This midterm season, Senator Dianne Feinstein — the incumbent and a California senator for 26 years now — will face off against State Senator Kevin de León, a liberal firebrand who has caught the attention of progressives across the state and the endorsement of the California Democratic Party.
Senator Dianne Feinstein is a familiar face in politics: before she became a senator in 1992, Feinstein served as an appointee to the Women’s Board of Parole from 1960 to 1966, and then as the first female mayor of San Francisco from 1978 to 1988. Feinstein has also chaired the Senate Rules Committee and the Senate Committee of Intelligence. She is currently a ranking member of the Senate Judiciary Committee, the co-chairwoman of the Caucus on International Narcotics Control, and the vice-chair of the Senate subcommittee on Energy and Water. Some of Feinstein’s notable bills to date include her 1994 Federal Assault Weapons Ban — which she attempted to reinstate in 2017 — her 2010 Combating Methamphetamine Bill, and her various national park preservation initiatives.

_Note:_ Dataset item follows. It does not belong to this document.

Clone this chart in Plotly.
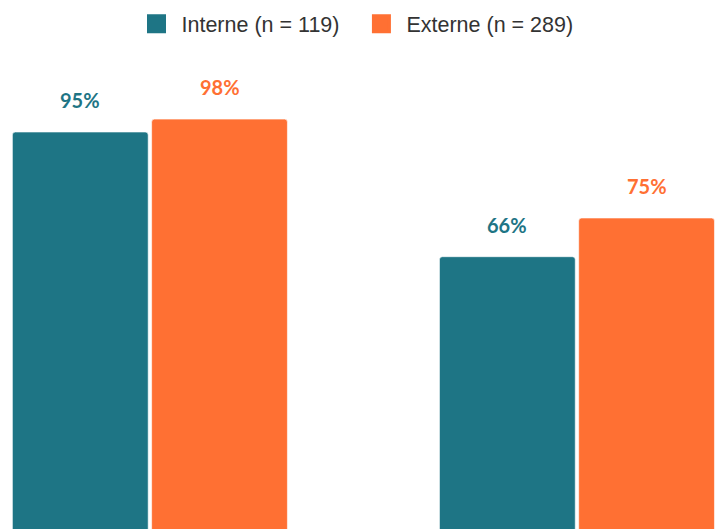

State Senator Kevin de León, who was elected the Senate President Pro Tempore in 2014, has been a state senator from 2014 to 2018. Before becoming a state senator, de León was a state assemblyman representing California’s 45th district. De León’s notable bills include AB 962, a measure requiring thumbprints from ammunition purchasers, SB 535, a corollary measure of the cap-and-trade system, and the controversial Cadiz Water Project— which aimed to mine water for protected desert land for Orange County. Much of de León’s political rhetoric comes from his personal background— he comes from a poor Hispanic family, and is a first generation high school graduate. De León has also been lauded for his passionate arguments against President Trump.
Both candidates identify with the Democratic Party, and both also have similar stances on many key issues: the economy, education, immigration, reproductive rights, health care. Both candidates support a $15 minimum wage across California, champion DACA rights, and support pro-choice for women. De León has authored a bill to make the first year of community college free, and Feinstein has sponsored bills which mandate sexual assault education on campuses.
However, the candidates expressly disagree on the matter of health care. While de León backs Bernie Sanders’s “Medicare for All” plan, a single payer health care system, Feinstein throws her support behind Obamacare. She cites that a single payer system has no real funding apparatus.